In the American Political Science Review, Dan Nexon and Thomas Wright on what hinges on the answer to “Is there is an American Empire?”:
In informal empires the lines between influence and rule necessarily blur. When actors believe that certain options are “off the table” because of an asymmetric (if tacit) contract, or consistently comply with the wishes of another because they recognize steep costs from noncompliance, then the relationship between the two becomes effectively one between ruler and ruled (Barnett and Duvall 2005, 63). Recall that one of the fundamental processes of imperial rule involves the ongoing negotiation of contractual bargains between a variety of actors. Intermediaries and local actors may, in theory, opt to reject or renegotiate any aspect of the imperial bargain. They may decide not to because they accept the legitimacy of the bargain, out of habit, or because they fear imperial sanction. The fact that such sanctions may involve the loss of crucial military, economic, or political support rather than the use of force does not render the relationship nonimperial (Barkawi and Laffey 1999).
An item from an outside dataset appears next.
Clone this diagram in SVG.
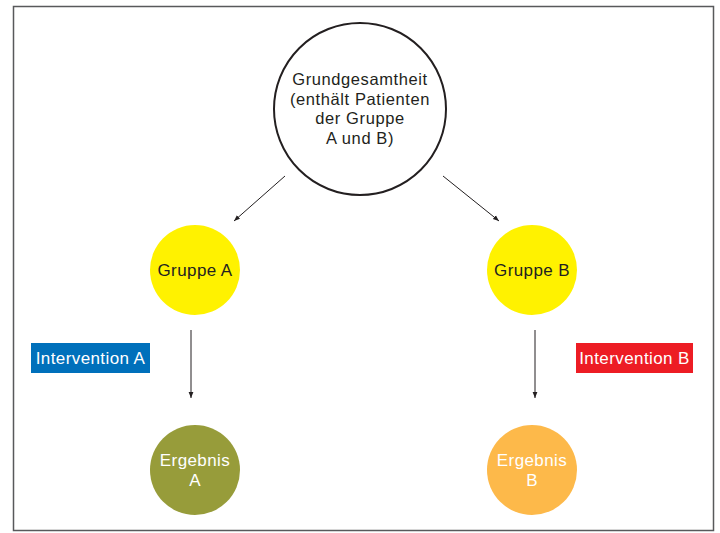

These considerations shed important light on the salience of imperial structures and dynamics in American foreign relations. The American-led invasion of Iraq, for instance, currently positions the United States in an imperial relationship with that country. The United States negotiates and renegotiates asymmetric contracts with other states—–such as its bargains with Pakistan concerning counterterrorism policy—–that place foreign leaders in the structural location of local intermediaries between U.S. demands and their own domestic constituencies (e.g., Lieven 2002). Its basing agreements incorporate many of the hallmarks of imperial bargains (Johnson 2000). But “American empire” is not a phenomenon restricted to the post-Cold War or post-9/11 world. Most of the architecture of contemporary imperial relations in American foreign policy developed during the Cold War (e.g., Bacevich 2002). Decades-long geopolitical developments have, in fact, tended to render American relations less, rather than more, imperial in character.